The Outlook-CNN-IBN-CSDS State of the Environment in Indian Cities survey has thrown up some startling results. Urban Indians consider environment to be the Number Two problem, beating unemployment, law and order, and even corruption. In a similar survey conducted in the UK, the British considered environment as Number Five on their list of social problems, which they felt the government should tackle. As this first-ever environment poll shows, Indians are clearly feeling the heat.
Does this mean Indians are environmentally responsible? Being aware does not always translate into responsible action. More than half—53 per cent—don’t segregate their garbage, 43 per cent never switch off their lights. And they are not always that aware—45 per cent believe the biggest contributor to air pollution is industries, and not their own private vehicles. However, a majority—82 per cent—are willing to give up their cars if a better public transport is in place; and 44 per cent would vote for a politician who promises a clean environment.

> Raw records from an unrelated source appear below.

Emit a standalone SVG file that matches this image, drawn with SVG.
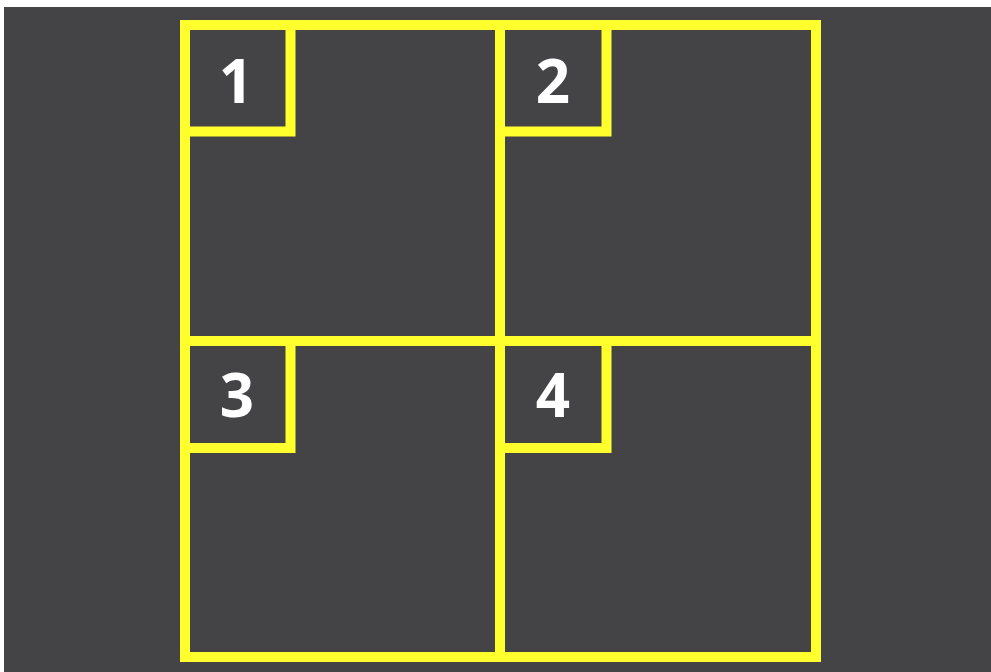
<svg xmlns="http://www.w3.org/2000/svg" width="991" height="672" viewBox="0 0 991 672">
<style>
.ln{fill:none;stroke:#ffff2e;stroke-width:10;stroke-linecap:square}
.num{font-family:"Open Sans","Liberation Sans",sans-serif;font-weight:bold;font-size:60px;fill:#ffffff;text-anchor:middle}
</style>
<rect x="0" y="0" width="991" height="672" fill="#ffffff"/>
<rect x="4" y="7" width="987" height="665" fill="#444446"/>
<g id="frame">
<rect class="ln" x="185" y="25" width="631" height="632"/>
<line class="ln" x1="500" y1="25" x2="500" y2="657"/>
<line class="ln" x1="185" y1="341" x2="816" y2="341"/>
</g>
<g id="box1">
<path class="ln" d="M185,131.5 H290.5 V25"/>
<text class="num" x="236" y="103">1</text>
</g>
<g id="box2">
<path class="ln" d="M500,131.5 H606.5 V25"/>
<text class="num" x="553" y="103">2</text>
</g>
<g id="box3">
<path class="ln" d="M185,448 H290.5 V341"/>
<text class="num" x="237" y="417">3</text>
</g>
<g id="box4">
<path class="ln" d="M500,448 H606.5 V341"/>
<text class="num" x="553" y="417">4</text>
</g>
</svg>
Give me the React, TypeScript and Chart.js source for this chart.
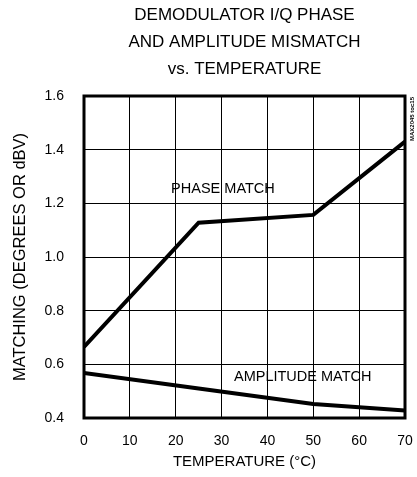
import React, { useEffect, useRef } from "react";
import { Chart, registerables } from "chart.js";

Chart.register(...registerables);

const titleLines = ["DEMODULATOR I/Q PHASE", "AND AMPLITUDE MISMATCH", "vs. TEMPERATURE"];
const xTitle = "TEMPERATURE (°C)";
const yTitle = "MATCHING (DEGREES OR dBV)";
const tocLabel = "MAX2045 toc15";

const phaseTemps = [0, 25, 50, 70];
const phaseValues = [0.665, 1.128, 1.157, 1.43];
const ampTemps = [0, 25, 50, 70];
const ampValues = [0.568, 0.51, 0.452, 0.428];

const seriesLabels = [
  { text: "PHASE MATCH", x: 30.3, y: 1.253 },
  { text: "AMPLITUDE MATCH", x: 47.7, y: 0.553 },
];

const FONT = "'Liberation Sans', Arial, sans-serif";

const framePlugin = {
  id: "frameAndLabels",
  afterDatasetsDraw(chart: any) {
    const { ctx, chartArea, scales } = chart;
    ctx.save();
    ctx.strokeStyle = "#000";
    ctx.lineWidth = 3;
    ctx.strokeRect(chartArea.left, chartArea.top, chartArea.right - chartArea.left, chartArea.bottom - chartArea.top);
    ctx.fillStyle = "#000";
    ctx.font = `14.5px ${FONT}`;
    ctx.textAlign = "center";
    ctx.textBaseline = "middle";
    for (const l of seriesLabels) {
      ctx.fillText(l.text, scales.x.getPixelForValue(l.x), scales.y.getPixelForValue(l.y));
    }
    ctx.translate(chartArea.right + 7, chartArea.top + 23);
    ctx.rotate(-Math.PI / 2);
    ctx.font = `bold 6px ${FONT}`;
    ctx.fillText(tocLabel, 0, 0);
    ctx.restore();
  },
};

export default function App() {
  const ref = useRef<HTMLCanvasElement>(null);
  useEffect(() => {
    document.body.style.margin = "0";
    const chart = new Chart(ref.current!, {
      type: "scatter",
      data: {
        datasets: [
          {
            data: phaseTemps.map((t, i) => ({ x: t, y: phaseValues[i] })),
            showLine: true,
            borderColor: "#000",
            borderWidth: 4,
            pointRadius: 0,
          },
          {
            data: ampTemps.map((t, i) => ({ x: t, y: ampValues[i] })),
            showLine: true,
            borderColor: "#000",
            borderWidth: 4,
            pointRadius: 0,
          },
        ],
      },
      options: {
        animation: false,
        responsive: false,
        layout: { padding: 0 },
        plugins: {
          legend: { display: false },
          tooltip: { enabled: false },
          title: {
            display: true,
            text: titleLines,
            fullSize: false,
            color: "#000",
            font: { family: FONT, size: 17, weight: "normal", lineHeight: 27 / 17 },
            padding: { top: 2, bottom: 13 },
          },
        },
        scales: {
          x: {
            type: "linear",
            min: 0,
            max: 70,
            ticks: { stepSize: 10, color: "#000", font: { family: FONT, size: 14 }, padding: 15 },
            grid: { color: "#000", lineWidth: 1, drawTicks: false },
            border: { display: false },
            title: { display: true, text: xTitle, color: "#000", font: { family: FONT, size: 15 }, padding: 6 },
            afterFit: (s: any) => {
              s.height = 59;
              s.paddingRight = 12;
              s.paddingLeft = 0;
            },
          },
          y: {
            type: "linear",
            min: 0.4,
            max: 1.6,
            ticks: {
              stepSize: 0.2,
              color: "#000",
              font: { family: FONT, size: 14 },
              padding: 20,
              callback: (v: any) => Number(v).toFixed(1),
            },
            grid: { color: "#000", lineWidth: 1, drawTicks: false },
            border: { display: false },
            title: { display: true, text: yTitle, color: "#000", font: { family: FONT, size: 16.5 }, padding: 11 },
            afterFit: (s: any) => {
              s.width = 84;
            },
          },
        },
      },
      plugins: [framePlugin],
    } as any);
    return () => chart.destroy();
  }, []);
  return (
    <div style={{ width: 417, height: 477 }}>
      <canvas ref={ref} width={417} height={477} style={{ display: "block" }} />
    </div>
  );
}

Amidst the rapid growth of highrise apartments, glitzy shopping malls and lifestyle diseases, urban India is also waking up to the perils of life in cities that are fast becoming concrete jungles. Perhaps the biggest lesson from this survey is that for urban Indians environmental problems are no longer ‘out there’—they are right here in our cities. Wetlands which used to act as carbon sinks in cities are being built on, rivers like the Yamuna are dead, the once common house sparrows are now hard to see, and gadgets like reverse osmosis water purifiers are integral to middle-class households. Drive just a few kilometres outside any city, and the devastation is visible—a stark brown landscape and big craters in agricultural fields, with the soil being used for bricks to build urban India’s highrise dreams.

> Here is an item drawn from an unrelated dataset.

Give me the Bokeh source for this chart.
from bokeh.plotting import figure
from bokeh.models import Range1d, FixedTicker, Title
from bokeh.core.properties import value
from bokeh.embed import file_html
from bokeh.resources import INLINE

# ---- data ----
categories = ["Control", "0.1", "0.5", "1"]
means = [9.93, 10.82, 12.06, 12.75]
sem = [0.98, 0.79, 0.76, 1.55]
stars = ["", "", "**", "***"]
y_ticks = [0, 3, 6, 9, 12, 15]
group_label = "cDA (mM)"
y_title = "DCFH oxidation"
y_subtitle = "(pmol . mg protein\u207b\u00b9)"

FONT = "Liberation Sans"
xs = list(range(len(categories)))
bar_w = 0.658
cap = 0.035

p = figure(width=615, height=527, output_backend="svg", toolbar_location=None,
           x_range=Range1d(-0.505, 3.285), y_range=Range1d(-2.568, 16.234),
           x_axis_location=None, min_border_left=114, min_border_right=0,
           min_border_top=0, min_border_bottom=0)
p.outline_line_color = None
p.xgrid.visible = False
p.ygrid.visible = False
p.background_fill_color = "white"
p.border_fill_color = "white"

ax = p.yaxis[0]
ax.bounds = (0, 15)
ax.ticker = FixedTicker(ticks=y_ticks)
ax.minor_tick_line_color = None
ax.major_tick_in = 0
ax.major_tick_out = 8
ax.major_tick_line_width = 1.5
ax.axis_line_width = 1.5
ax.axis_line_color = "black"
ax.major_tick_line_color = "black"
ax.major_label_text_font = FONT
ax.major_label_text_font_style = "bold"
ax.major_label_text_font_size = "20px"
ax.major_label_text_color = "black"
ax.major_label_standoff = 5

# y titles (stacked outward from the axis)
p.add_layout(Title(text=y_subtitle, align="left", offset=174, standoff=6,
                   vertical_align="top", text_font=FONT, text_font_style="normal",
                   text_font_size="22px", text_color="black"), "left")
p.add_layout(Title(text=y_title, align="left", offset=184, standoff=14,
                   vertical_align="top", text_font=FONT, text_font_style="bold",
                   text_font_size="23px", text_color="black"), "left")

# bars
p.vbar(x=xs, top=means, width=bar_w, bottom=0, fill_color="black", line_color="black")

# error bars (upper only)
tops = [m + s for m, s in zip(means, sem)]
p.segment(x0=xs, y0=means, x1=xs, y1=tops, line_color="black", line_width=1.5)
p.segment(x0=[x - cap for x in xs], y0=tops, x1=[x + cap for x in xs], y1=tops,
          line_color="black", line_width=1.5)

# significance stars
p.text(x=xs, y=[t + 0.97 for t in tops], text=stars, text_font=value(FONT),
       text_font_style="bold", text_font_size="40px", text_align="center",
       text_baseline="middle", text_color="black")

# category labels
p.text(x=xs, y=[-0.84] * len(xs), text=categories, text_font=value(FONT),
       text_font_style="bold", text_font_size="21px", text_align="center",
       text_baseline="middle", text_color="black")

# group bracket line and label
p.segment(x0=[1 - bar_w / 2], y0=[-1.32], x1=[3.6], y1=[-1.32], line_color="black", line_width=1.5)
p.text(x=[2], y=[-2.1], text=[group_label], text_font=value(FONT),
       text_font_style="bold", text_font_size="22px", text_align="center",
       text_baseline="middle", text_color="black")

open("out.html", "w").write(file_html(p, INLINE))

But Indians are also fighting back. While our environmental movement was originally associated with rural Indians fighting to stop mass destruction of trees through the Chipko Andolan in the 1980s, urban Indians are catching up. As the environment editor at CNN-IBN, I am flooded with calls daily—from a university professor fighting to save trees from being cut down, an rwa fighting against encroachments of green spaces by builders, or an architect fighting to save the Yamuna. These are ordinary middle-class Indians turned eco-warriors. They may use Gandhian methods of dharnas and agitations, but they also have access to other tools—sms campaigns and mass e-mails. And they know how to work the government systems and the media to fight their green wars.
Sadly, one institution which has not kept pace with this movement is the Union ministry of environment and forests—in the dusty corridors of its building in South Delhi, some of the most vital decisions are taken for destruction of this country’s vital natural resources. Environment clearances are handed out like driver’s licences at your local rto, on the basis of technical reports that conveniently overlook globally endangered wildlife species that inhabit the forests. To date, the ministry has cleared every single project sent to it for environment and forest clearance. In other developing countries like Kenya or Brazil, the environment ministry and its policing institutions act like real watchdogs. Environment-related portfolios are in the hands of articulate, savvy and strong politicians. But ask anyone here if they can recall the name of even one environment minister of India, and they’re likely to come up with a blank.
Critics of environmentalism have so far brushed aside the movement as being too ‘apocalyptic’ or driven by a left agenda. But urban Indians have given their verdict—the deteriorating environment is now a mainstream social issue. The environment is suddenly everyone’s problem. As a young mother on the CNN-IBN State of the Environment show put it—clean air should be declared an essential commodity. Perhaps it’s time to unshackle Indian environmentalism from being perceived as a jholawala activist’s agenda, and recognise it as an essential service, which urban Indians demand as their right.
(Bahar Dutt is a conservation biologist and environment editor at CNN-IBN.)